The above synopsis explains why the formal application was accordingly launched only in 2005 after the decisions had been taken to charge Zuma, Thomson Holdings and Thomson (Pty). The application was opposed by Thomson Holdings and Thomson (Pty) on the grounds, inter alia, that this matter fell to be decided by the trial judge. Combrink J heard the application in 2006, and ruled on 26 March 2006 that the matter could only be heard by the trial judge. See paragraph 109 above. The application consequently could not have been made any earlier than 31 July 2006. In the light of the defence applications on 31 July 2006 for a stay of prosecution, this matter must now stand over pending the court’s determination.

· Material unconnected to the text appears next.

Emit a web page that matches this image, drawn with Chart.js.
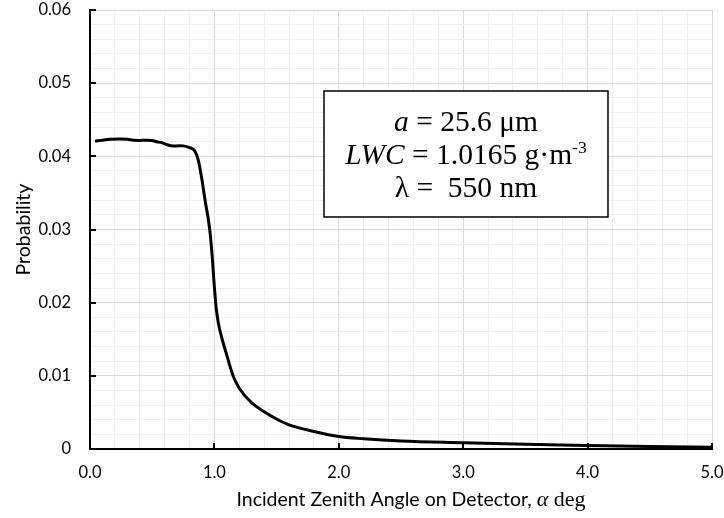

As explained above, the court in the Shaik trial ruled that the copies of the documents obtained in Mauritius were admissible in evidence. It is now claimed in the present application that the State had sight of the Mauritius documents, that these were the subject of ‘the injunction’ in Mauritius and that this is ‘just another aspect of the unfair trial’. These allegations are ludicrous and do not accord with the facts. In a judgment on the admissibility of documents the Court in the Shaik trial found in this regard as follows: ‘The agreement reflected in the Court order of March 2003 [‘the injunction’] applies to such documents and copies that the ICAC in Mauritius presently has, or had in March 2003, when the order was made. It could not reasonably be advanced as a bar to the State tendering in evidence the documents properly and lawfully obtained in October 2001 by order of the High Court of Mauritius for this very purpose.’ (I shall not burden this affidavit with a copy of this judgment.)